Ecco, dovremmo essere contenti per il fatto che avremo più tempo per correggere gli errori, che sicuramente verranno fuori in quanto lo scenario nel quale abbiamo lavorato non è stato dei più sereni. Tuttavia non sono per nulla soddisfatto. Non abbiamo sanzioni né vi saranno interessi da applicare sui prossimi eventuali versamenti, però rendiamoci conto che a sbagliare è stata l’Amministrazione Finanziaria e se noi abbiamo commesso qualche imprecisione la responsabilità non ci potrà essere certamente addebitata. Abbiamo operato in un clima caotico privo di regole certe. Inoltre una simile disposizione testimonia ancora una volta l’incertezza del diritto. Infatti pensiamo sempre alla possibilità di salvare il salvabile, chiedendo e ottenendo (non sempre) proroghe o estensioni dell’apertura del canale (la nuova moda), senza tener conto che invece potrebbero esservi colleghi (e ce ne sono) che pur di non tardare e di non farsi trovare impreparati da un adempimento, passano notti insonni e il giorno della scadenza si presentano con puntualità e attenzione meticolosa. Dove sta, a questo punto, la giustizia del diritto? Facciamo i salti mortali per rispettare le regole, ma non vi è alcuna chiarezza perché in fondo non ci stiamo confrontando con un sistema solido e sano, bensì con un apparato che si sta sgretolando. Un sistema in fallimento, perché finora non si affatto basato né sulla meritocrazia né tantomeno sulle reali competenze.

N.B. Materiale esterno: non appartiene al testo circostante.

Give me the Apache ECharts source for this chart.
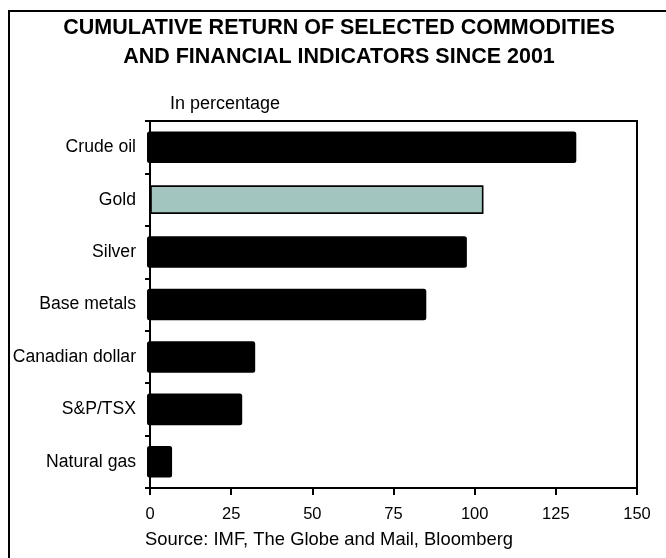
<!DOCTYPE html>
<html>
<head>
<meta charset="utf-8">
<script src="https://cdn.jsdelivr.net/npm/echarts@6/dist/echarts.min.js"></script>
<style>
  html, body { margin: 0; padding: 0; background: #fff; }
  #chart { width: 666px; height: 558px; }
</style>
</head>
<body>
<div id="chart"></div>
<script>
// Cumulative return since 2001, in percent
var categories = ['Crude oil', 'Gold', 'Silver', 'Base metals', 'Canadian dollar', 'S&P/TSX', 'Natural gas'];
var returns = [131.3, 102.7, 97.6, 85.1, 32.4, 28.4, 6.8];
var highlighted = 'Gold';
var xTicks = { min: 0, max: 150, step: 25 };

var FONT = 'Arial, "Liberation Sans", sans-serif';

// [value, category index]
var barData = categories.map(function (name, i) { return [returns[i], i]; });

function renderBar(params, api) {
  var idx = api.value(1);
  var end = api.coord([api.value(0), idx]);
  var start = api.coord([0, idx]);
  var isGold = categories[idx] === highlighted;
  if (isGold) {
    var h = 27;
    return {
      type: 'rect',
      shape: { x: start[0] + 1, y: end[1] - h / 2, width: end[0] - start[0] - 1.75, height: h },
      style: { fill: '#a3c5bf', stroke: '#000', lineWidth: 1.6 }
    };
  }
  var hb = 31.6;
  return {
    type: 'rect',
    shape: { x: start[0] - 3, y: end[1] - hb / 2, width: end[0] - start[0] + 3, height: hb, r: 2.5 },
    style: { fill: '#000' }
  };
}

var chart = echarts.init(document.getElementById('chart'), null, { renderer: 'canvas' });
chart.setOption({
  animation: false,
  backgroundColor: '#fff',
  textStyle: { fontFamily: FONT },
  grid: {
    left: 150, right: 29, top: 121, bottom: 70,
    show: true, borderColor: '#000', borderWidth: 2, backgroundColor: 'transparent'
  },
  graphic: [
    {
      type: 'rect', silent: true, z: 100,
      shape: { x: 9, y: 11, width: 700, height: 600 },
      style: { fill: 'none', stroke: '#000', lineWidth: 2 }
    },
    {
      type: 'text', x: 339, y: 28, z: 100,
      style: {
        text: 'CUMULATIVE RETURN OF SELECTED COMMODITIES',
        font: 'bold 21.5px ' + FONT, fill: '#000', textAlign: 'center', textVerticalAlign: 'middle'
      }
    },
    {
      type: 'text', x: 339, y: 57, z: 100,
      style: {
        text: 'AND FINANCIAL INDICATORS SINCE 2001',
        font: 'bold 21.5px ' + FONT, fill: '#000', textAlign: 'center', textVerticalAlign: 'middle'
      }
    },
    {
      type: 'text', x: 170, y: 104, z: 100,
      style: {
        text: 'In percentage',
        font: '18px ' + FONT, fill: '#000', textAlign: 'left', textVerticalAlign: 'middle'
      }
    },
    {
      type: 'text', x: 145, y: 540, z: 100,
      style: {
        text: 'Source: IMF, The Globe and Mail, Bloomberg',
        font: '18.4px ' + FONT, fill: '#000', textAlign: 'left', textVerticalAlign: 'middle'
      }
    }
  ],
  xAxis: {
    type: 'value',
    min: xTicks.min, max: xTicks.max, interval: xTicks.step,
    axisLine: { show: true, lineStyle: { color: '#000', width: 2 } },
    axisTick: { show: true, inside: false, length: 7, lineStyle: { color: '#000', width: 2 } },
    axisLabel: { color: '#000', fontSize: 16.5, fontFamily: FONT, margin: 18 },
    splitLine: { show: false }
  },
  yAxis: {
    type: 'category',
    data: categories,
    inverse: true,
    axisLine: { show: true, lineStyle: { color: '#000', width: 2 } },
    axisTick: { show: true, inside: false, length: 5, alignWithLabel: false, lineStyle: { color: '#000', width: 2 } },
    axisLabel: { color: '#000', fontSize: 17.6, fontFamily: FONT, margin: 14 },
    splitLine: { show: false }
  },
  series: [{
    type: 'custom',
    data: barData,
    encode: { x: 0, y: 1 },
    renderItem: renderBar,
    silent: true,
    z: 1
  }]
});
</script>
</body>
</html>
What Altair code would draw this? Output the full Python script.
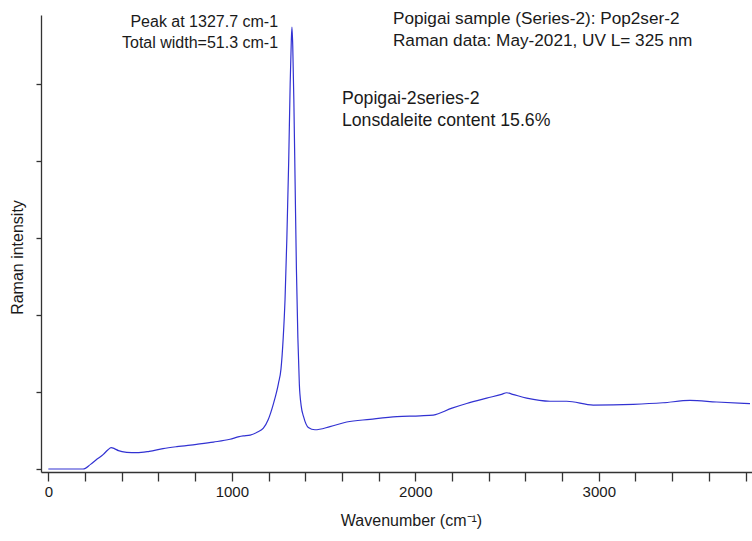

Non mi stancherò mai di ripeterlo, questa strada non ci porterà da nessuna parte. Di certo non ci condurrà all’uscita dalla recessione. Credo che così come l'azienda privata licenzia chi ha fallito, queste gente, essendo un fallimento giornaliero, dovrebbe raccogliere le proprie cose e andarsene a casa.

Anche la categoria alla quale apparteniamo è esausta e non può più assistere inerme a tale sfacelo. A chiederlo sono i nostri collaboratori, stanchi di vivere una simile situazione, tant’è che appena possono ci abbandonano. Ma a chiederlo sono anche le nostre famiglie, coniugi e figli che non solo pretendono le giuste attenzioni che, a causa delle numerose ore trascorse in studio, non riusciamo più a dare, quanto necessitano altresì di tutele di tipo economico che sinceramente non so ancora fino a quando potremo garantire.

E infine ce lo chiede la nostra coscienza... SE NON ORA, QUANDO???

In questi giorni così vicini al Natale, in un periodo in cui il sentimento religioso pervade gli animi, una simile situazione mi ha riportato alla mente una frase che lessi nel libro dell’Antico Testamento, l’Ecclesiaste. “Per negligenza il soffitto crolla e per l'inerzia delle mani piove in casa”, scrivevano gli antichi profeti. Il soffitto di questo Paese ci sta crollando addosso a causa della negligenza di chi lo amministra, ma ci sta piovendo in casa anche perché tutti noi siamo ancora inermi e non abbiamo il coraggio di affermare a gran voce che non ce la facciamo più.